改正によって、変更となった要件で特に重要なポイントは以下の4つです。

  • 負荷試験に加えて内部観察等を点検方法として採用
  • 負荷試験および内部観察等の点検サイクルを6年に1度へ延長
  • ガスタービン式発電機の負荷試験は不要
  • 換気性能点検は無負荷運転時に実施

※負荷試験の種類や改正ポイントについて詳しく知りたい方は、下記の記事をご覧ください。
非常用発電機の負荷試験は6年に1度!点検する必要性や改正内容とは?

消防法が改正となった背景

消防法における非常用発電機の点検方法が改正された背景には、負荷試験の実施方法と災害時の不具合があります。

負荷試験を実施する際、商用電源を止めなければ実負荷による点検ができない場合がありました。

さらに、非常用発電機の設置場所によっては、疑似負荷装置を配置できず、装置を利用した点検ができない場合もあります。

そこで、従来の点検方法を科学的に検証し、問題点を解決できるように改正されたのです。

加えて、日本は台風や地震が発生しやすい地形であり、大雨による浸水被害が年間を通じて頻繁に起こります。

東日本大震災や熊本地震といった大災害時に、作動しなかった非常用発電機が数多くあり、社会問題となりました。

マスコミや各市議会でこの問題が取り上げられ、現在では負荷試験の報告義務を厳しく取り締まってします。

新しい法令で誤解しやすい内容

消防法の改正によって、6年に1度の負荷試験だけおこなえば問題ないと誤解している方もいるかもしれません。

しかし、6年毎の負荷試験は必要なものの、予防保全策・負荷試験・内部観察のどれかひとつは必ず毎年おこなう必要があります。

つまり、非常用発電機の負荷試験は予防保全策を実施することを前提に6年に1度の点検周期です。

非常用発電機の点検は、災害時でも正常に作動させるため毎年実施しなければなりません。

非常用発電機の負荷試験を依頼する業者の選び方

非常用発電機の負荷試験は、依頼する業者によって作業スピードやアフターサービスなどが大きく異なります。

非常用発電機に特化した専門業者なら、負荷試験の手続きがスムーズに進むでしょう。

さらに、故障時の現場調査や修理対応をおこなっている業者に依頼すれば、トータルの費用や手間を軽減できます。

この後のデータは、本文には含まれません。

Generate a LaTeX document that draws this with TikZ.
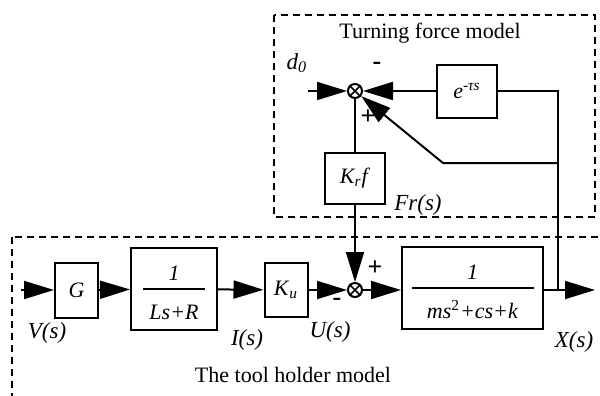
\documentclass[tikz,border=0pt]{standalone}
\usepackage{fontspec}
\setmainfont{Liberation Serif}
\usetikzlibrary{arrows.meta}
\setlength{\arrayrulewidth}{0.9pt}

% fraction inside a block: numerator, bar, denominator
\newcommand{\blockfrac}[3]{\begin{tabular}{@{}c@{}}\rule{0pt}{15pt}#2\\\hline\rule{0pt}{15pt}\makebox[#1]{#3}\end{tabular}}

\begin{document}
\begin{tikzpicture}[x=0.5pt,y=-0.5pt,
    font=\fontsize{11}{13}\selectfont,
    blk/.style={draw,line width=1pt,inner sep=0pt},
    junction/.style={draw,circle,line width=1pt,minimum size=7pt,inner sep=0pt},
    sig/.style={line width=1pt,-{Triangle[length=15pt,width=9pt]}},
    zone/.style={line width=0.8pt,dash pattern=on 3.5pt off 2.5pt},
    lbl/.style={font=\fontsize{11.5}{13}\selectfont\itshape},
    sgn/.style={font=\fontsize{13}{15}\selectfont\bfseries}]
    \useasboundingbox (0,0) rectangle (600,396);
    \clip (0,0) rectangle (600,396);

    % dashed frames of the two sub-models
    \draw[zone] (274,15) rectangle (595,217);
    \draw[zone] (12,237) rectangle (620,420);
    \node (titleT) at (430,33) {Turning force model};
    \node (titleB) at (293,375) {The tool holder model};

    % tool holder loop
    \coordinate (vin) at (21,290);
    \node[blk,minimum width=21.5pt,minimum height=27.5pt] (G) at (76.5,290) {\textit{G}};
    \node[blk,minimum width=43pt,minimum height=41pt] (amp) at (174,289) {\blockfrac{31pt}{\textit{1}}{\textit{Ls+R}}};
    \node[blk,minimum width=21.5pt,minimum height=27pt] (Ku) at (286,290) {\textit{K}\textsubscript{\textit{u}}};
    \node[junction] (sumB) at (355,290) {};
    \node[blk,minimum width=70.5pt,minimum height=41pt] (plant) at (472.5,288) {\blockfrac{61pt}{\textit{1}}{\textit{ms}\textsuperscript{2}\textit{+cs+k}}};
    \coordinate (split) at (558,290);
    \coordinate (out) at (595,290);

    % turning force loop
    \coordinate (d0in) at (308,91);
    \node[junction] (sumT) at (355,91) {};
    \node[blk,minimum width=30pt,minimum height=26.5pt] (delay) at (467,91) {\textit{e}\textsuperscript{-\textit{τs}}};
    \node[blk,minimum width=30pt,minimum height=25.5pt] (Kf) at (355,178) {\textit{K\textsubscript{r}f}};
    \coordinate (fbtop) at (558,91);
    \coordinate (fbmid) at (558,163);
    \coordinate (bend) at (443,163);

    \foreach \j in {sumT,sumB} {
        \draw[line width=0.8pt] (\j.45) -- (\j.225) (\j.135) -- (\j.315);
    }

    \draw[sig] (vin) -- (G);
    \draw[sig] (G) -- (amp);
    \draw[sig] (amp) -- (Ku);
    \draw[sig] (Ku) -- (sumB);
    \draw[sig] (sumB) -- (plant.west |- sumB);
    \draw[sig] (plant.east |- split) -- (out);
    \draw[line width=1pt] (split) -- (fbtop) -- (delay);
    \draw[sig] (delay) -- (sumT);
    \draw[sig] (fbmid) -- (bend) -- (sumT);
    \draw[sig] (d0in) -- (sumT);
    \draw[line width=1pt] (Kf) -- (sumT);
    \draw[sig] (Kf) -- (sumB);

    % signal names and signs
    \node[lbl] (d0) at (297,63) {d\textsubscript{0}};
    \node[sgn] (minusT) at (377,66) {-};
    \node[sgn] (plusT) at (368,117) {+};
    \node[sgn] (plusB) at (375,268) {+};
    \node[sgn] (minusB) at (337,302) {-};
    \node[lbl] (Fr) at (418,205) {Fr(s)};
    \node[lbl] (Vs) at (47,333) {V(s)};
    \node[lbl] (Is) at (247,340) {I(s)};
    \node[lbl] (Us) at (330,332) {U(s)};
    \node[lbl] (Xs) at (574,342) {X(s)};
\end{tikzpicture}
\end{document}
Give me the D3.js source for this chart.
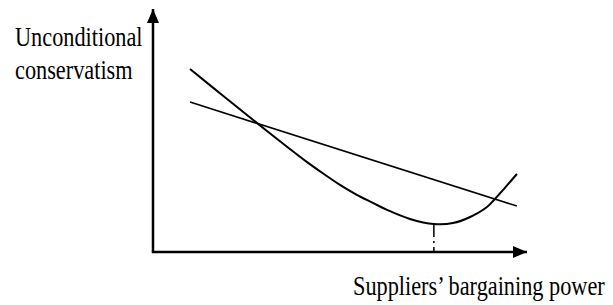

業者へ修理や修繕を依頼する際には、費用だけでなく、実績や評判、保証サービスの有無なども確認しておくと安心です。

※非常用発電機における点検内容や費用について知りたい方は、下記の記事を参考にしてください。
非常用発電機は点検が義務付けられている?点検内容や費用、確認事項を解説

消防法に関する届出を理解して非常用発電機を正しく管理しよう

本記事では、消防法による非常用発電機の決まりや関係法令、設置に必要な届出を解説しました。

非常用発電機を設置するには、消防法・電気事業法・建築基準法・火災予防条例で定められている書類を関係省庁や自治体に届出しなければなりません。

また非常用発電機を設置すると、毎年の定期点検や負荷試験が義務付けられているため、事前に依頼できる業者を見つけておくと安心です。